# Visiting NATO frigates in Gdynia.



## toffigd (Sep 11, 2005)

I've been today in Gdynia to visit ships that are here because of NATO naval huge training. Some vessels went to Kobenhavn and some to Gdynia - 6 frigates and one supply ship. 

What was the most interesting thing, all ships were heavily armed with M2 50 cal. Brownings! At least 4 on each! Afraid of a terrorist attack? Yes - I've asked crew on every ship about it - and got every time the same answer - in case of terrorist attack, the machine guns are ready (man guns!!!), steady (get the ammo!!!), go!!! (fire!!!).

Well, that's not much true, that I've asked crew members on every ship. The USS Klakring FFG 42 was closed for the visitors, as well as ORP Gen. K. Pulaski, German supply ship and Dutch Willem van der Zaan. 
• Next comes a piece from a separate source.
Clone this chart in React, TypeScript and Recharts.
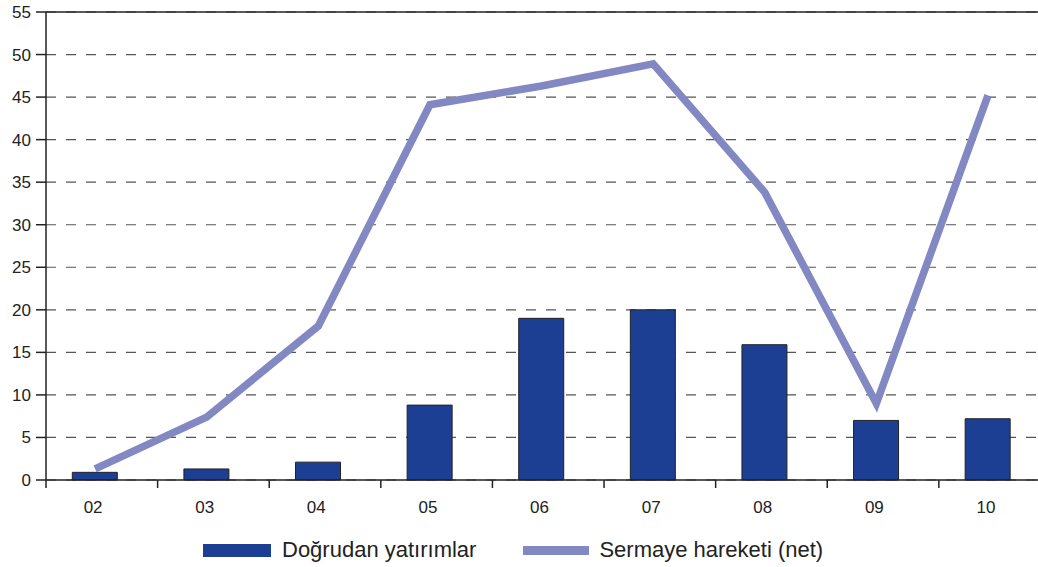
import React from 'react';
import {
  ComposedChart,
  Bar,
  Line,
  XAxis,
  YAxis,
  CartesianGrid,
  ReferenceLine,
  Legend,
} from 'recharts';

const years = ['02', '03', '04', '05', '06', '07', '08', '09', '10'];
const directInvestment = [0.9, 1.3, 2.1, 8.8, 19.0, 20.0, 15.9, 7.0, 7.2];
const capitalFlows = [1.3, 7.4, 18.1, 44.1, 46.3, 48.9, 33.8, 9.0, 45.2];
const yTicks = [0, 5, 10, 15, 20, 25, 30, 35, 40, 45, 50, 55];
// category centres sit on integers, the axis tick marks sit between them
const labelTicks = [0, 1, 2, 3, 4, 5, 6, 7, 8];
const boundaryTicks = [-0.44, 0.56, 1.56, 2.56, 3.56, 4.56, 5.56, 6.56, 7.56];

const BAR_COLOR = '#1c3f94';
const LINE_COLOR = '#8288c2';
const INK = '#222';
const FONT = '"Liberation Sans", Arial, Helvetica, sans-serif';

const data = years.map((year, i) => ({
  i,
  year,
  direct: directInvestment[i],
  net: capitalFlows[i],
}));

const XTick = (props: any) => {
  const { x, y, payload } = props;
  const v = payload.value;
  if (Number.isInteger(v)) {
    return (
      <text x={x - 2} y={y + 33} textAnchor="middle" fill={INK} fontSize={17} fontFamily={FONT}>
        {years[v]}
      </text>
    );
  }
  return <line x1={x} y1={y} x2={x} y2={y + 8} stroke={INK} strokeWidth={1.5} />;
};

const LegendContent = () => (
  <div
    style={{
      display: 'flex',
      alignItems: 'center',
      height: 40,
      boxSizing: 'border-box',
      paddingTop: 6,
      paddingLeft: 203,
      fontFamily: FONT,
      fontSize: 22,
      color: INK,
    }}
  >
    <span style={{ display: 'inline-block', width: 68, height: 13, background: BAR_COLOR }} />
    <span style={{ marginLeft: 11 }}>Doğrudan yatırımlar</span>
    <span style={{ display: 'inline-block', width: 66, height: 9, background: LINE_COLOR, marginLeft: 47 }} />
    <span style={{ marginLeft: 10 }}>Sermaye hareketi (net)</span>
  </div>
);

export default function App() {
  return (
    <div style={{ position: 'absolute', left: 0, top: 0, width: 1038, height: 567, overflow: 'hidden', background: '#fff' }}>
      <ComposedChart
        width={1046}
        height={567}
        data={data}
        margin={{ top: 12, right: 0, bottom: 0, left: 0 }}
        style={{ fontFamily: FONT }}
      >
        <CartesianGrid vertical={false} stroke="#555" strokeDasharray="10 10" strokeWidth={1.2} />
        <XAxis
          dataKey="i"
          type="number"
          domain={[-0.44, 8.52]}
          allowDataOverflow
          ticks={[...boundaryTicks, ...labelTicks]}
          interval={0}
          tick={<XTick />}
          tickLine={false}
          tickSize={0}
          tickMargin={0}
          axisLine={{ stroke: INK, strokeWidth: 1.5 }}
          height={47}
        />
        <YAxis
          domain={[0, 55]}
          ticks={yTicks}
          interval={0}
          width={46}
          tickSize={10}
          tickMargin={5}
          tick={{ fill: INK, fontSize: 17, fontFamily: FONT }}
          tickLine={{ stroke: INK, strokeWidth: 1.5 }}
          axisLine={{ stroke: INK, strokeWidth: 1.5 }}
        />
        <ReferenceLine y={55} stroke={INK} strokeWidth={1.5} />
        <Bar
          dataKey="direct"
          name="Doğrudan yatırımlar"
          fill={BAR_COLOR}
          stroke={INK}
          strokeWidth={1}
          barSize={45}
          isAnimationActive={false}
        />
        <Line
          dataKey="net"
          name="Sermaye hareketi (net)"
          type="linear"
          stroke={LINE_COLOR}
          strokeWidth={7.5}
          strokeLinejoin="miter"
          strokeLinecap="butt"
          dot={false}
          activeDot={false}
          isAnimationActive={false}
        />
        <Legend verticalAlign="bottom" height={40} content={<LegendContent />} />
      </ComposedChart>
    </div>
  );
}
What's more, the Polish and American where standing next to each other and on the pier, there was a wall built of 3-metres high containers! There was no possibility to get nearby these two. And a patrol boat, with two armed special forces unit "Formoza" soldiers onboard, was all the time patrolling this part of harbour.

Nice, isn't it?  

P.S. A pic shows how ships were protected. Unfortunately, not having a digital cam, I had to take "normal" pics, so it'll take some time until I'll post them here.


----------



## Nonskimmer (Sep 11, 2005)

Ah, the Halifax. I know a few guys on that ship.


----------